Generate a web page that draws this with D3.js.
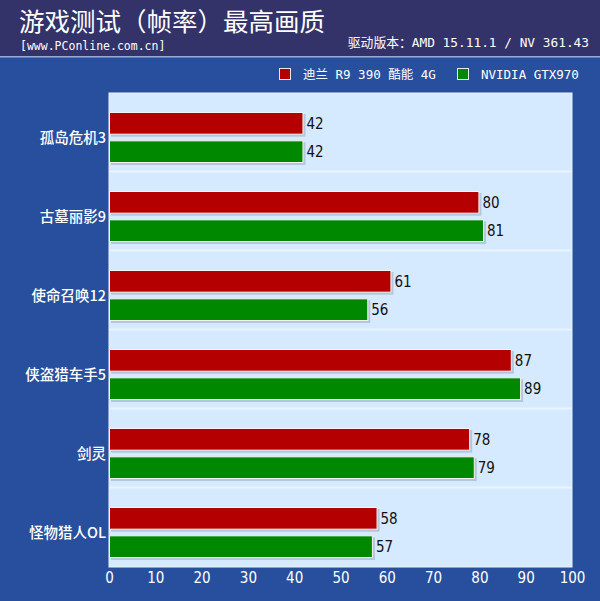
<!DOCTYPE html>
<html><head><meta charset="utf-8">
<script src="https://cdn.jsdelivr.net/npm/d3@7"></script>
<style>html,body{margin:0;padding:0;background:#284f9e;}svg{display:block;}</style>
</head><body>
<script>
const title = "游戏测试（帧率）最高画质";
const subtitle = "[www.PConline.com.cn]";
const driverNote = "驱动版本：AMD 15.11.1 / NV 361.43";
const categories = ["孤岛危机3","古墓丽影9","使命召唤12","侠盗猎车手5","剑灵","怪物猎人OL"];
const seriesNames = ["迪兰 R9 390 酷能 4G","NVIDIA GTX970"];
const seriesColors = ["#b50000","#008800"];
const r9390 = [42,80,61,87,78,58];
const gtx970 = [42,81,56,89,79,57];
const xTicks = [0,10,20,30,40,50,60,70,80,90,100];

(function(){
const W=600,H=601;
const svg=d3.select("body").append("svg").attr("width",W).attr("height",H);
svg.append("rect").attr("width",W).attr("height",H).attr("fill","#284f9e");
svg.append("rect").attr("width",W).attr("height",56).attr("fill","#33336a");
svg.append("rect").attr("y",56).attr("width",W).attr("height",1.5).attr("fill","#98a8d8");

svg.append("text").attr("x",19).attr("y",31).attr("fill","#fff")
  .attr("font-family","'Noto Sans CJK SC'").attr("font-size",25.5).text(title);
svg.append("text").attr("x",20).attr("y",50).attr("fill","#fff")
  .attr("font-family","'DejaVu Sans Mono','Liberation Mono',monospace").attr("font-size",11.5).text(subtitle);
svg.append("text").attr("x",589).attr("y",47).attr("text-anchor","end").attr("fill","#fff")
  .attr("font-family","'DejaVu Sans Mono','Noto Sans CJK SC',monospace").attr("font-size",12.8).text(driverNote);

const legX=[279,457];
seriesNames.forEach((n,i)=>{
  svg.append("rect").attr("x",legX[i]+0.5).attr("y",68.5).attr("width",11).attr("height",11)
    .attr("fill",seriesColors[i]).attr("stroke","#e8e8e8").attr("stroke-width",1);
  svg.append("text").attr("x",legX[i]+24).attr("y",79).attr("fill","#fff")
    .attr("font-family","'DejaVu Sans Mono','Noto Sans CJK SC',monospace").attr("font-size",12.5).text(n);
});

const pL=109,pR=572,pT=93,pB=567;
const x=d3.scaleLinear().domain([0,100]).range([pL,pR]);
const y=d3.scaleBand().domain(categories).range([pT,pB]);
const yi=d3.scaleBand().domain(seriesNames).range([19,70]).paddingInner(0.2);

svg.append("rect").attr("x",pL).attr("y",pT).attr("width",pR-pL).attr("height",pB-pT)
  .attr("fill","#d6eaff").attr("stroke","#eaf4ff").attr("stroke-width",1);
svg.append("g").selectAll("line").data(categories.slice(1)).join("line")
  .attr("x1",pL).attr("x2",pR).attr("y1",d=>y(d)-0.5).attr("y2",d=>y(d)-0.5)
  .attr("stroke","#eaf4ff").attr("stroke-width",2);

const data=[];
categories.forEach((c,i)=>{
  data.push({c,s:seriesNames[0],v:r9390[i],col:seriesColors[0]});
  data.push({c,s:seriesNames[1],v:gtx970[i],col:seriesColors[1]});
});
const g=svg.append("g");
g.selectAll("rect.sh").data(data).join("rect").attr("class","sh")
  .attr("x",x(0)+2).attr("y",d=>y(d.c)+yi(d.s)+2)
  .attr("width",d=>x(d.v)-x(0)).attr("height",yi.bandwidth())
  .attr("fill","#8a9bb0").attr("opacity",0.45);
g.selectAll("rect.bar").data(data).join("rect").attr("class","bar")
  .attr("x",x(0)+0.5).attr("y",d=>y(d.c)+yi(d.s)+0.5)
  .attr("width",d=>x(d.v)-x(0)-1).attr("height",yi.bandwidth()-1)
  .attr("fill",d=>d.col).attr("stroke","#f4f4f4").attr("stroke-width",1);
g.selectAll("text.val").data(data).join("text").attr("class","val")
  .attr("x",d=>x(d.v)+3).attr("y",d=>y(d.c)+yi(d.s)+yi.bandwidth()/2)
  .attr("dy","0.36em").attr("fill","#111")
  .attr("font-family","'Liberation Sans Narrow','DejaVu Sans Condensed','Liberation Sans',Arial,sans-serif").attr("font-size",15)
  .text(d=>d.v);

svg.append("g").selectAll("text").data(categories).join("text")
  .attr("x",106).attr("y",d=>y(d)+(yi(seriesNames[0])+yi(seriesNames[1])+yi.bandwidth())/2)
  .attr("dy","0.36em").attr("text-anchor","end").attr("fill","#fff")
  .attr("font-family","'Noto Sans CJK SC',sans-serif").attr("font-size",14.5).attr("font-weight",500)
  .text(d=>d);

const ax=svg.append("g").attr("transform",`translate(0,${pB})`)
  .call(d3.axisBottom(x).tickValues(xTicks).tickSize(0).tickPadding(5).tickFormat(d3.format("d")));
ax.select(".domain").remove();
ax.selectAll("text").attr("fill","#fff")
  .attr("font-family","'Liberation Sans Narrow','DejaVu Sans Condensed','Liberation Sans',Arial,sans-serif").attr("font-size",15);
})();
</script>
</body></html>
-------------------------
## WORK TO COMPLETE
Write out the whole listing again, exactly, with no pictures.

## ANSWER TO THIS EXERCISE
Generate a web page that draws this with D3.js.
<!DOCTYPE html>
<html><head><meta charset="utf-8">
<script src="https://cdn.jsdelivr.net/npm/d3@7"></script>
<style>html,body{margin:0;padding:0;background:#284f9e;}svg{display:block;}</style>
</head><body>
<script>
const title = "游戏测试（帧率）最高画质";
const subtitle = "[www.PConline.com.cn]";
const driverNote = "驱动版本：AMD 15.11.1 / NV 361.43";
const categories = ["孤岛危机3","古墓丽影9","使命召唤12","侠盗猎车手5","剑灵","怪物猎人OL"];
const seriesNames = ["迪兰 R9 390 酷能 4G","NVIDIA GTX970"];
const seriesColors = ["#b50000","#008800"];
const r9390 = [42,80,61,87,78,58];
const gtx970 = [42,81,56,89,79,57];
const xTicks = [0,10,20,30,40,50,60,70,80,90,100];

(function(){
const W=600,H=601;
const svg=d3.select("body").append("svg").attr("width",W).attr("height",H);
svg.append("rect").attr("width",W).attr("height",H).attr("fill","#284f9e");
svg.append("rect").attr("width",W).attr("height",56).attr("fill","#33336a");
svg.append("rect").attr("y",56).attr("width",W).attr("height",1.5).attr("fill","#98a8d8");

svg.append("text").attr("x",19).attr("y",31).attr("fill","#fff")
  .attr("font-family","'Noto Sans CJK SC'").attr("font-size",25.5).text(title);
svg.append("text").attr("x",20).attr("y",50).attr("fill","#fff")
  .attr("font-family","'DejaVu Sans Mono','Liberation Mono',monospace").attr("font-size",11.5).text(subtitle);
svg.append("text").attr("x",589).attr("y",47).attr("text-anchor","end").attr("fill","#fff")
  .attr("font-family","'DejaVu Sans Mono','Noto Sans CJK SC',monospace").attr("font-size",12.8).text(driverNote);

const legX=[279,457];
seriesNames.forEach((n,i)=>{
  svg.append("rect").attr("x",legX[i]+0.5).attr("y",68.5).attr("width",11).attr("height",11)
    .attr("fill",seriesColors[i]).attr("stroke","#e8e8e8").attr("stroke-width",1);
  svg.append("text").attr("x",legX[i]+24).attr("y",79).attr("fill","#fff")
    .attr("font-family","'DejaVu Sans Mono','Noto Sans CJK SC',monospace").attr("font-size",12.5).text(n);
});

const pL=109,pR=572,pT=93,pB=567;
const x=d3.scaleLinear().domain([0,100]).range([pL,pR]);
const y=d3.scaleBand().domain(categories).range([pT,pB]);
const yi=d3.scaleBand().domain(seriesNames).range([19,70]).paddingInner(0.2);

svg.append("rect").attr("x",pL).attr("y",pT).attr("width",pR-pL).attr("height",pB-pT)
  .attr("fill","#d6eaff").attr("stroke","#eaf4ff").attr("stroke-width",1);
svg.append("g").selectAll("line").data(categories.slice(1)).join("line")
  .attr("x1",pL).attr("x2",pR).attr("y1",d=>y(d)-0.5).attr("y2",d=>y(d)-0.5)
  .attr("stroke","#eaf4ff").attr("stroke-width",2);

const data=[];
categories.forEach((c,i)=>{
  data.push({c,s:seriesNames[0],v:r9390[i],col:seriesColors[0]});
  data.push({c,s:seriesNames[1],v:gtx970[i],col:seriesColors[1]});
});
const g=svg.append("g");
g.selectAll("rect.sh").data(data).join("rect").attr("class","sh")
  .attr("x",x(0)+2).attr("y",d=>y(d.c)+yi(d.s)+2)
  .attr("width",d=>x(d.v)-x(0)).attr("height",yi.bandwidth())
  .attr("fill","#8a9bb0").attr("opacity",0.45);
g.selectAll("rect.bar").data(data).join("rect").attr("class","bar")
  .attr("x",x(0)+0.5).attr("y",d=>y(d.c)+yi(d.s)+0.5)
  .attr("width",d=>x(d.v)-x(0)-1).attr("height",yi.bandwidth()-1)
  .attr("fill",d=>d.col).attr("stroke","#f4f4f4").attr("stroke-width",1);
g.selectAll("text.val").data(data).join("text").attr("class","val")
  .attr("x",d=>x(d.v)+3).attr("y",d=>y(d.c)+yi(d.s)+yi.bandwidth()/2)
  .attr("dy","0.36em").attr("fill","#111")
  .attr("font-family","'Liberation Sans Narrow','DejaVu Sans Condensed','Liberation Sans',Arial,sans-serif").attr("font-size",15)
  .text(d=>d.v);

svg.append("g").selectAll("text").data(categories).join("text")
  .attr("x",106).attr("y",d=>y(d)+(yi(seriesNames[0])+yi(seriesNames[1])+yi.bandwidth())/2)
  .attr("dy","0.36em").attr("text-anchor","end").attr("fill","#fff")
  .attr("font-family","'Noto Sans CJK SC',sans-serif").attr("font-size",14.5).attr("font-weight",500)
  .text(d=>d);

const ax=svg.append("g").attr("transform",`translate(0,${pB})`)
  .call(d3.axisBottom(x).tickValues(xTicks).tickSize(0).tickPadding(5).tickFormat(d3.format("d")));
ax.select(".domain").remove();
ax.selectAll("text").attr("fill","#fff")
  .attr("font-family","'Liberation Sans Narrow','DejaVu Sans Condensed','Liberation Sans',Arial,sans-serif").attr("font-size",15);
})();
</script>
</body></html>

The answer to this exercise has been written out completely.